* [INFORMATION SHOWN]:
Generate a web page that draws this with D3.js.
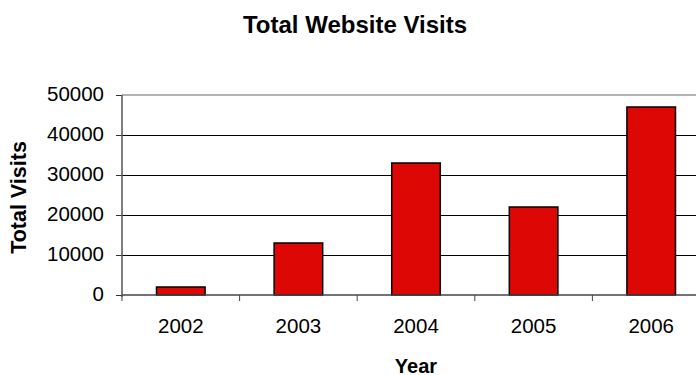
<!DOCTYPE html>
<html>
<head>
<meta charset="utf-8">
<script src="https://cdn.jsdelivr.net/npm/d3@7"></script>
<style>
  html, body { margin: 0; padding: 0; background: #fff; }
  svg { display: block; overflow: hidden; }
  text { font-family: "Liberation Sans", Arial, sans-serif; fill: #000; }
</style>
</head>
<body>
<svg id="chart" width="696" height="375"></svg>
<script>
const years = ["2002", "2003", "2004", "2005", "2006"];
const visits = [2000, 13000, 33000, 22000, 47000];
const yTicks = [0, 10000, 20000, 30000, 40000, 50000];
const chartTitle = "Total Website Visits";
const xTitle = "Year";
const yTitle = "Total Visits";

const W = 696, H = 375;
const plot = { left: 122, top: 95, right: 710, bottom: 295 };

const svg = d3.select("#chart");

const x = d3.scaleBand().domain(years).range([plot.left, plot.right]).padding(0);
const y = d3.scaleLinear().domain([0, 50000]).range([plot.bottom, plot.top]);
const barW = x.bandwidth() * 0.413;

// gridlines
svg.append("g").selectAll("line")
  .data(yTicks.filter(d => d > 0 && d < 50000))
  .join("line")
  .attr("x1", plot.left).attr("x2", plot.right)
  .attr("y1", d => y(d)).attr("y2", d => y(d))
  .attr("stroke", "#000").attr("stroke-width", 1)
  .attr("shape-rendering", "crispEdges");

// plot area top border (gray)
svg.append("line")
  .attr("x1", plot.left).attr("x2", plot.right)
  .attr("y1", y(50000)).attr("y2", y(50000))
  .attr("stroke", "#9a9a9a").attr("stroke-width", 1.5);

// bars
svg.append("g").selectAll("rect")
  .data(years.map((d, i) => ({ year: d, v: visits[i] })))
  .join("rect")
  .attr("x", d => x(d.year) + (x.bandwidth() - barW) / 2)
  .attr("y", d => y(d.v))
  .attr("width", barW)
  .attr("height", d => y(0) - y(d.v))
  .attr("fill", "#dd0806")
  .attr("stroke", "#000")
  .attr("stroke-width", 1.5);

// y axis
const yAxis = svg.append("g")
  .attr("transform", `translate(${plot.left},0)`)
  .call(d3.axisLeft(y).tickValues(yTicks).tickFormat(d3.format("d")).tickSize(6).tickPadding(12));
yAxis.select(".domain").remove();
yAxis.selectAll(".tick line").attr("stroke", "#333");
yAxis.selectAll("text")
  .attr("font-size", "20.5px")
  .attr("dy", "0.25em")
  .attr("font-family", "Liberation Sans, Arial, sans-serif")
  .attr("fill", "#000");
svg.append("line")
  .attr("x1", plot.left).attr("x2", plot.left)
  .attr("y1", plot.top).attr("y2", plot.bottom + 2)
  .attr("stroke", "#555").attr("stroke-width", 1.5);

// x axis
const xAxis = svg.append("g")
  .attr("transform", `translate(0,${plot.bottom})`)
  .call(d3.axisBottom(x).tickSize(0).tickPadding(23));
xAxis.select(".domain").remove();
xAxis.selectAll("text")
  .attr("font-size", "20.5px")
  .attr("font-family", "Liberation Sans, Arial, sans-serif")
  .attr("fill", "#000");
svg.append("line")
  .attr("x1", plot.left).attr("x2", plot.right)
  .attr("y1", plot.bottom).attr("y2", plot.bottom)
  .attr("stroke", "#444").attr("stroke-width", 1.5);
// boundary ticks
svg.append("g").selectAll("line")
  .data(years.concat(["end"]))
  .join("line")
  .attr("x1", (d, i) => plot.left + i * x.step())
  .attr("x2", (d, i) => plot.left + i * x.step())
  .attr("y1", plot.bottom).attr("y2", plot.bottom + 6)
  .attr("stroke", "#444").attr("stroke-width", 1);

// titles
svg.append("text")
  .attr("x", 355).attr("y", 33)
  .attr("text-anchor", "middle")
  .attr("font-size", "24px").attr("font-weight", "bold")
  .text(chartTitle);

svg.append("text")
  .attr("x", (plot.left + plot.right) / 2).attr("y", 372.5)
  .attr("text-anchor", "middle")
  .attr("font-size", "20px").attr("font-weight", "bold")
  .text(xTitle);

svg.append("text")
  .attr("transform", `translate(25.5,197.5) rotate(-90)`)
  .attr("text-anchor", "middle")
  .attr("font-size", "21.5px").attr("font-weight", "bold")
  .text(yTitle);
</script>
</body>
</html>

* [WRITTEN PROBLEM]: Except for the pictures, copy the material above exactly.

* [REPLY TO THE EXERCISE]:
Generate a web page that draws this with D3.js.
<!DOCTYPE html>
<html>
<head>
<meta charset="utf-8">
<script src="https://cdn.jsdelivr.net/npm/d3@7"></script>
<style>
  html, body { margin: 0; padding: 0; background: #fff; }
  svg { display: block; overflow: hidden; }
  text { font-family: "Liberation Sans", Arial, sans-serif; fill: #000; }
</style>
</head>
<body>
<svg id="chart" width="696" height="375"></svg>
<script>
const years = ["2002", "2003", "2004", "2005", "2006"];
const visits = [2000, 13000, 33000, 22000, 47000];
const yTicks = [0, 10000, 20000, 30000, 40000, 50000];
const chartTitle = "Total Website Visits";
const xTitle = "Year";
const yTitle = "Total Visits";

const W = 696, H = 375;
const plot = { left: 122, top: 95, right: 710, bottom: 295 };

const svg = d3.select("#chart");

const x = d3.scaleBand().domain(years).range([plot.left, plot.right]).padding(0);
const y = d3.scaleLinear().domain([0, 50000]).range([plot.bottom, plot.top]);
const barW = x.bandwidth() * 0.413;

// gridlines
svg.append("g").selectAll("line")
  .data(yTicks.filter(d => d > 0 && d < 50000))
  .join("line")
  .attr("x1", plot.left).attr("x2", plot.right)
  .attr("y1", d => y(d)).attr("y2", d => y(d))
  .attr("stroke", "#000").attr("stroke-width", 1)
  .attr("shape-rendering", "crispEdges");

// plot area top border (gray)
svg.append("line")
  .attr("x1", plot.left).attr("x2", plot.right)
  .attr("y1", y(50000)).attr("y2", y(50000))
  .attr("stroke", "#9a9a9a").attr("stroke-width", 1.5);

// bars
svg.append("g").selectAll("rect")
  .data(years.map((d, i) => ({ year: d, v: visits[i] })))
  .join("rect")
  .attr("x", d => x(d.year) + (x.bandwidth() - barW) / 2)
  .attr("y", d => y(d.v))
  .attr("width", barW)
  .attr("height", d => y(0) - y(d.v))
  .attr("fill", "#dd0806")
  .attr("stroke", "#000")
  .attr("stroke-width", 1.5);

// y axis
const yAxis = svg.append("g")
  .attr("transform", `translate(${plot.left},0)`)
  .call(d3.axisLeft(y).tickValues(yTicks).tickFormat(d3.format("d")).tickSize(6).tickPadding(12));
yAxis.select(".domain").remove();
yAxis.selectAll(".tick line").attr("stroke", "#333");
yAxis.selectAll("text")
  .attr("font-size", "20.5px")
  .attr("dy", "0.25em")
  .attr("font-family", "Liberation Sans, Arial, sans-serif")
  .attr("fill", "#000");
svg.append("line")
  .attr("x1", plot.left).attr("x2", plot.left)
  .attr("y1", plot.top).attr("y2", plot.bottom + 2)
  .attr("stroke", "#555").attr("stroke-width", 1.5);

// x axis
const xAxis = svg.append("g")
  .attr("transform", `translate(0,${plot.bottom})`)
  .call(d3.axisBottom(x).tickSize(0).tickPadding(23));
xAxis.select(".domain").remove();
xAxis.selectAll("text")
  .attr("font-size", "20.5px")
  .attr("font-family", "Liberation Sans, Arial, sans-serif")
  .attr("fill", "#000");
svg.append("line")
  .attr("x1", plot.left).attr("x2", plot.right)
  .attr("y1", plot.bottom).attr("y2", plot.bottom)
  .attr("stroke", "#444").attr("stroke-width", 1.5);
// boundary ticks
svg.append("g").selectAll("line")
  .data(years.concat(["end"]))
  .join("line")
  .attr("x1", (d, i) => plot.left + i * x.step())
  .attr("x2", (d, i) => plot.left + i * x.step())
  .attr("y1", plot.bottom).attr("y2", plot.bottom + 6)
  .attr("stroke", "#444").attr("stroke-width", 1);

// titles
svg.append("text")
  .attr("x", 355).attr("y", 33)
  .attr("text-anchor", "middle")
  .attr("font-size", "24px").attr("font-weight", "bold")
  .text(chartTitle);

svg.append("text")
  .attr("x", (plot.left + plot.right) / 2).attr("y", 372.5)
  .attr("text-anchor", "middle")
  .attr("font-size", "20px").attr("font-weight", "bold")
  .text(xTitle);

svg.append("text")
  .attr("transform", `translate(25.5,197.5) rotate(-90)`)
  .attr("text-anchor", "middle")
  .attr("font-size", "21.5px").attr("font-weight", "bold")
  .text(yTitle);
</script>
</body>
</html>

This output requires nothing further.